Wakiso, Uganda | THE INDEPENDENT | Wakiso Resident District Commissioner Rose Kirabira has questioned the coverage of the recently concluded food distribution exercise, saying that majority of the people in her area never received the relief.
The exercise which was aimed at supporting the most vulnerable families affected by the partial lockdown due to COVID -19, started in Kampala on April 4, before extending to Wakiso and Mukono districts. According to the Office of the Prime Minister, up to 12,000 tons of maize flour and 5,000 tons of beans were procured to feed 1.5 million people during the lockdown.
Each family member was supposed to receive six kilograms of maize flour and three kilograms of beans. The sick, the elderly and lactating mothers, were also given sugar and milk, to complement the package. According to State Minister for ICT Peter Ogwang, the government had distributed relief food to 1,868,320 people in Kampala district alone by May 28. At the time, distribution was still ongoing in Wakiso.
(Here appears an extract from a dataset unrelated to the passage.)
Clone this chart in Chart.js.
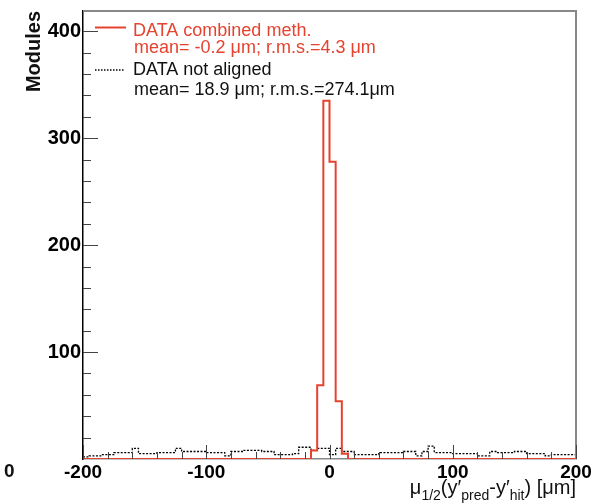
<!DOCTYPE html>
<html>
<head>
<meta charset="utf-8">
<script src="https://cdn.jsdelivr.net/npm/chart.js@4/dist/chart.umd.min.js"></script>
<style>
  html, body { margin: 0; padding: 0; background: #fff; }
  #wrap { width: 592px; height: 504px; }
</style>
</head>
<body>
<div id="wrap"><canvas id="hist"></canvas></div>
<script>
// histogram binning (µm)
const binLow = -200;
const binWidth = 5;

// DATA combined meth. (counts per bin)
const combinedCounts = [
  0, 0, 0, 0, 0, 0, 0, 0, 0, 0,
  0, 0, 0, 0, 0, 0, 0, 0, 0, 0,
  0, 0, 0, 0, 0, 0, 0, 0, 0, 0,
  0, 0, 0, 0, 0, 0, 0, 8, 69, 335,
  278, 54, 5, 0, 0, 0, 0, 0, 0, 0,
  0, 0, 0, 0, 0, 0, 0, 0, 0, 0,
  0, 0, 0, 0, 0, 0, 0, 0, 0, 0,
  0, 0, 0, 0, 0, 0, 0, 0, 0, 0
];

// DATA not aligned (counts per bin)
const notAlignedCounts = [
  2, 3, 3, 4, 4, 6, 6, 6, 10, 5,
  5, 5, 6, 6, 6, 10, 7, 7, 7, 7,
  6, 6, 6, 3, 7, 7, 8, 8, 8, 7,
  7, 4, 4, 4, 5, 11, 11, 8, 10, 10,
  4, 10, 7, 7, 4, 4, 4, 4, 6, 6,
  6, 6, 7, 7, 3, 7, 12, 6, 6, 6,
  5, 5, 5, 5, 3, 3, 7, 6, 6, 6,
  7, 7, 5, 5, 5, 3, 4, 4, 4, 4
];

const xTicks = [-200, -100, 0, 100, 200];
const yTicks = [100, 200, 300, 400];

const RED = '#e5432f';

// turn bin contents into step points (left edges + closing edge)
function toSteps(counts) {
  const pts = counts.map((c, i) => ({ x: binLow + i * binWidth, y: c }));
  pts.push({ x: binLow + counts.length * binWidth, y: counts[counts.length - 1] });
  return pts;
}

const rootStyle = {
  id: 'rootStyle',
  afterDraw(chart) {
    const ctx = chart.ctx;
    const a = chart.chartArea;
    const xs = chart.scales.x, ys = chart.scales.y;
    ctx.save();

    // frame top + right
    ctx.strokeStyle = '#888';
    ctx.lineWidth = 2;
    ctx.beginPath();
    ctx.moveTo(a.left, a.top);
    ctx.lineTo(a.right, a.top);
    ctx.lineTo(a.right, a.bottom);
    ctx.stroke();

    // ticks inside the frame
    ctx.strokeStyle = '#444';
    ctx.lineWidth = 1;
    ctx.beginPath();
    for (let v = -200; v <= 200; v += 20) {
      const px = Math.round(xs.getPixelForValue(v)) + 0.5;
      const len = (v % 100 === 0) ? 14 : 7;
      ctx.moveTo(px, a.bottom);
      ctx.lineTo(px, a.bottom - len);
    }
    for (let v = 20; v <= 400; v += 20) {
      const py = Math.round(ys.getPixelForValue(v)) + 0.5;
      const len = (v % 100 === 0) ? 15 : 8;
      ctx.moveTo(a.left, py);
      ctx.lineTo(a.left + len, py);
    }
    ctx.stroke();

    // legend
    ctx.textBaseline = 'alphabetic';
    ctx.textAlign = 'left';
    ctx.font = '18px "Liberation Sans", Arial, sans-serif';
    ctx.strokeStyle = RED;
    ctx.lineWidth = 2;
    ctx.beginPath();
    ctx.moveTo(95, 27.5);
    ctx.lineTo(126, 27.5);
    ctx.stroke();
    ctx.fillStyle = RED;
    ctx.fillText('DATA combined meth.', 133, 36);
    ctx.fillText('mean= -0.2 \u03bcm; r.m.s.=4.3 \u03bcm', 134, 53);

    ctx.strokeStyle = '#000';
    ctx.lineWidth = 1.5;
    ctx.setLineDash([1.5, 1.5]);
    ctx.beginPath();
    ctx.moveTo(95, 70);
    ctx.lineTo(125, 70);
    ctx.stroke();
    ctx.setLineDash([]);
    ctx.fillStyle = '#111';
    ctx.fillText('DATA not aligned', 133, 75);
    ctx.fillText('mean= 18.9 \u03bcm; r.m.s.=274.1\u03bcm', 134, 95);

    // x axis title with subscripts, right aligned to frame
    const big = '20px "Liberation Sans", Arial, sans-serif';
    const small = '14px "Liberation Sans", Arial, sans-serif';
    const parts = [
      ['\u03bc', big, 0], ['1/2', small, 6], ['(y\u2032', big, 0], ['pred', small, 6],
      ['-y\u2032', big, 0], ['hit', small, 6], [') [\u03bcm]', big, 0]
    ];
    let w = 0;
    parts.forEach(p => { ctx.font = p[1]; w += ctx.measureText(p[0]).width; });
    let x = a.right - w;
    ctx.fillStyle = '#111';
    parts.forEach(p => {
      ctx.font = p[1];
      ctx.fillText(p[0], x, 494 + p[2]);
      x += ctx.measureText(p[0]).width;
    });

    // stray zero at far left
    ctx.font = 'bold 19px "Liberation Sans", Arial, sans-serif';
    ctx.fillText('0', 4, 477);

    // y axis title
    ctx.translate(40, 11);
    ctx.rotate(-Math.PI / 2);
    ctx.textAlign = 'right';
    ctx.font = 'bold 20px "Liberation Sans", Arial, sans-serif';
    ctx.fillText('Modules', 0, 0);
    ctx.restore();
  }
};

new Chart(document.getElementById('hist'), {
  type: 'line',
  data: {
    datasets: [
      {
        label: 'DATA combined meth.',
        data: toSteps(combinedCounts),
        borderColor: RED,
        borderWidth: 2,
        stepped: 'before',
        pointRadius: 0,
        fill: false
      },
      {
        label: 'DATA not aligned',
        data: toSteps(notAlignedCounts),
        borderColor: '#000',
        borderWidth: 1.3,
        borderDash: [2, 1.5],
        stepped: 'before',
        pointRadius: 0,
        fill: false
      }
    ]
  },
  options: {
    responsive: true,
    maintainAspectRatio: false,
    animation: false,
    layout: { padding: { top: 11, right: 16, left: 0, bottom: 0 } },
    plugins: { legend: { display: false }, tooltip: { enabled: false } },
    scales: {
      x: {
        type: 'linear',
        min: -200,
        max: 200,
        afterBuildTicks: s => { s.ticks = xTicks.map(v => ({ value: v })); },
        afterFit: s => { s.height = 45; s.paddingLeft = 0; s.paddingRight = 0; },
        grid: { display: false, drawTicks: false },
        border: { color: '#888', width: 1.5 },
        ticks: {
          padding: 2,
          maxRotation: 0,
          autoSkip: false,
          color: '#000',
          font: { family: '"Liberation Sans", Arial, sans-serif', size: 19, weight: 'bold' }
        }
      },
      y: {
        min: 0,
        max: 419,
        afterBuildTicks: s => { s.ticks = yTicks.map(v => ({ value: v })); },
        afterFit: s => { s.width = 83; s.paddingTop = 0; s.paddingBottom = 0; },
        grid: { display: false, drawTicks: false },
        border: { color: '#000', width: 1.5 },
        ticks: {
          padding: 2,
          color: '#000',
          font: { family: '"Liberation Sans", Arial, sans-serif', size: 20, weight: 'bold' }
        }
      }
    }
  },
  plugins: [rootStyle]
});
</script>
</body>
</html>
But the RDC Rose Kirabira says relief food for wakiso district was only distributed in the areas of Nansana, Kasokoso and South of Nabweru division, covering a dismal fraction of the population of the area.
She contends that Wakiso’s population has soared far beyond what was captured during the 2014 National Housing and Population Census upon which the distribution of food relief was based. The district which partly encircles Kampala is estimated to have a population of about 3 million people, yet during the census, it had less than two million people, according to a record by the Uganda Bureau of Statistics.
Kirabira says that families are starving, even after the government eased lockdowns because many of them are still not allowed to work, yet several others have lost jobs. “Some people have moved to their villages after the easing of the lockdown but there is also a section which has no villages to run to and they are stuck here in Wakiso,” she said.